Your program must either indicate that there is an error in the Cool program described by the cl-lex file (e.g., a parse error in the Cool file) or emit file.cl-ast, a serialized Cool abstract syntax tree. Your program’s main parser component must be constructed by a parser generator. The “glue code” for processing command-line arguments, unserializing tokens and serializing the resulting abstract syntax tree should be written by hand. If your program is called parser, invoking parser file.cl-lex should yield the same output as cool --parse file.cl. Your program will consist of a number of OCaml files.

You must use ocamlyacc. Do not write your entire parser by hand. Parts of it must be tool-generated from context-free grammar rules you provide.

Considerations:

The .cl-ast File Format

If there are no errors in file.cl-lex your program should create file.cl-ast and serialize the abstract syntax tree to it. The general format of a .cl-ast file follows the Cool Reference Manual Syntax chart. Basically, we do a pre-order traversal of the abstract syntax tree, writing down every node as we come to it.

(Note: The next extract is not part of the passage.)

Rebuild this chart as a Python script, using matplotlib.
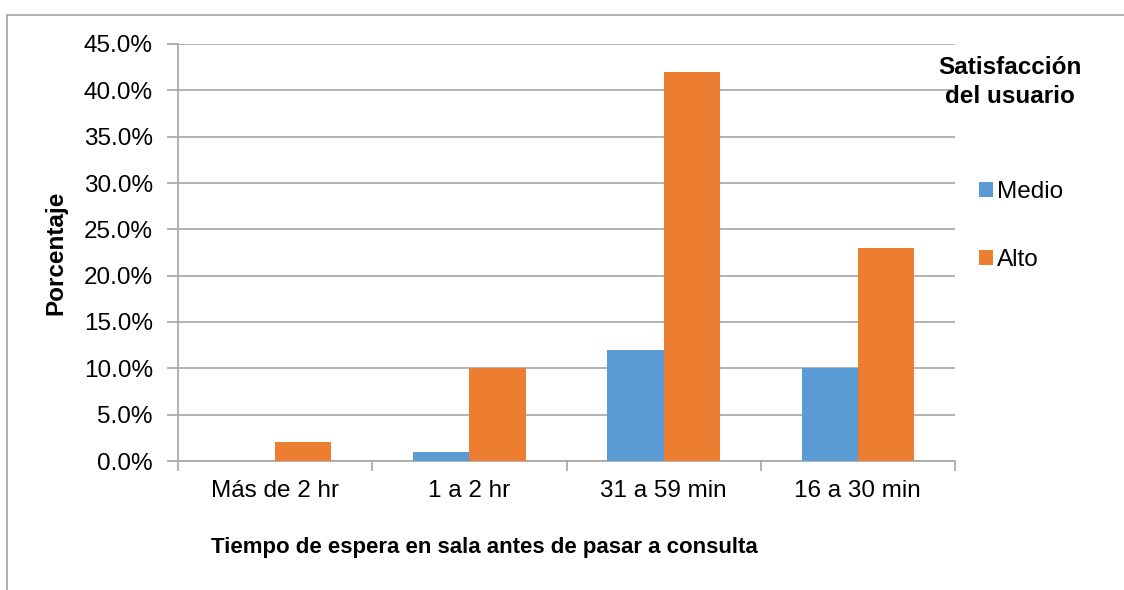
import numpy as np
import matplotlib.pyplot as plt
from matplotlib.lines import Line2D
from matplotlib.ticker import FuncFormatter

plt.rcParams['font.family'] = ['Liberation Sans', 'DejaVu Sans']

# data
categorias = ['Más de 2 hr', '1 a 2 hr', '31 a 59 min', '16 a 30 min']
medio = [0.0, 1.0, 12.0, 10.0]
alto = [2.0, 10.0, 42.0, 23.0]

azul = '#5B9BD5'
naranja = '#ED7D31'
gris = '#A6A6A6'

fig = plt.figure(figsize=(11.24, 5.9), dpi=100)
ax = fig.add_axes([178/1124, 1-461/590, 777/1124, 417/590])

x = np.arange(len(categorias))
w = 0.29
ax.bar(x - w/2, medio, w, color=azul, label='Medio', zorder=3)
ax.bar(x + w/2, alto, w, color=naranja, label='Alto', zorder=3)

ax.set_xlim(-0.5, len(categorias) - 0.5)
ax.set_ylim(0, 45)
ax.set_yticks(np.arange(0, 46, 5))
ax.yaxis.set_major_formatter(FuncFormatter(lambda v, p: f'{v:.1f}%'))
ax.grid(axis='y', color=gris, lw=1.2, zorder=0)

# category tick marks sit between groups
ax.set_xticks(x)
ax.set_xticklabels(categorias)
ax.set_xticks(np.arange(-0.5, len(categorias)), minor=True)
ax.tick_params(axis='x', which='major', length=0, pad=14, labelsize=17.5)
ax.tick_params(axis='x', which='minor', length=7, width=1.2, color=gris)
ax.tick_params(axis='y', length=8, width=1.2, color=gris, pad=10, labelsize=17.5)

for s in ['top', 'right']:
    ax.spines[s].set_visible(False)
for s in ['left', 'bottom']:
    ax.spines[s].set_color(gris)
    ax.spines[s].set_linewidth(1.2)

fig.text(484/1124, 1-548/590, 'Tiempo de espera en sala antes de pasar a consulta',
         ha='center', va='center', fontsize=16, fontweight='bold')
fig.text(56/1124, 1-253/590, 'Porcentaje', rotation=90,
         ha='center', va='center', fontsize=17.5, fontweight='bold')

# legend
fig.text(1010/1124, 1-82/590, 'Satisfacción\ndel usuario', ha='center', va='center',
         fontsize=17.5, fontweight='bold', linespacing=1.35)
fig.legend(loc='upper left', bbox_to_anchor=(967/1124, 1-169/590), frameon=False,
           fontsize=17.5, handlelength=0.58, handleheight=0.58, handletextpad=0.15,
           labelspacing=1.9, borderpad=0)

# chart frame (top and left edges visible)
fig.add_artist(Line2D([7/1124, 1], [1-15/590, 1-15/590], color=gris, lw=1.2))
fig.add_artist(Line2D([7/1124, 7/1124], [0, 1-15/590], color=gris, lw=1.2))

plt.savefig('out.png', dpi=100)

We will now describe exactly what to output for each kind of node. You can view this as specifying a set of mutually-recursive tree-walking functions. The notation "superclass:identifier" means "output the superclass using the rule (below) for outputting an identifier". The notation "\n" means "output a newline".

Example input:

(* Line 01 *)
(* Line 02 *)
(* Line 03 *)  class List {
(* Line 04 *)     -- Define operations on lists.
(* Line 05 *)
(* Line 06 *)     cons(i : Int) : List {
(* Line 07 *)        (new Cons).init(i, self)
(* Line 08 *)     };
(* Line 09 *)
(* Line 10 *)  };

Example .cl-ast output with comments.

1                      -- number of classes                   
3                      --  line number of class name identifier
List                   --  class name identifier
no_inherits            --  does this class inherit? 
1                      --  number of features
method                 --   what kind of feature? 
6                      --   line number of method name identifier
cons                   --   method name identifier
1                      --   number of formal parameters
6                      --    line number of formal parameter identifier
i                      --    formal parameter identifier
6                      --    line number of formal parameter type identifier
Int                    --    formal parameter type identifier
6                      --   line number of return type identifier
List                   --   return type identifier
7                      --    line number of body expression 
dynamic_dispatch       --    kind of body expression 
7                      --     line number of dispatch receiver expression 
new                    --     kind of dispatch receiver expression  
7                      --      line number of new-class identifier 
Cons                   --      new-class identifier
7                      --     line number of dispatch method identifier
init                   --     dispatch method identifier
2                      --     number of arguments in dispatch 
7                      --      line number of first argument expression
identifier             --      kind of first argument expression
7                      --       line number of the identifier
i                      --       what is the identifier? 
7                      --      line nmber of second argument expression
identifier             --      kind of second argument expression
7                      --       line number of the identifier
self                   --       what is the identifier? 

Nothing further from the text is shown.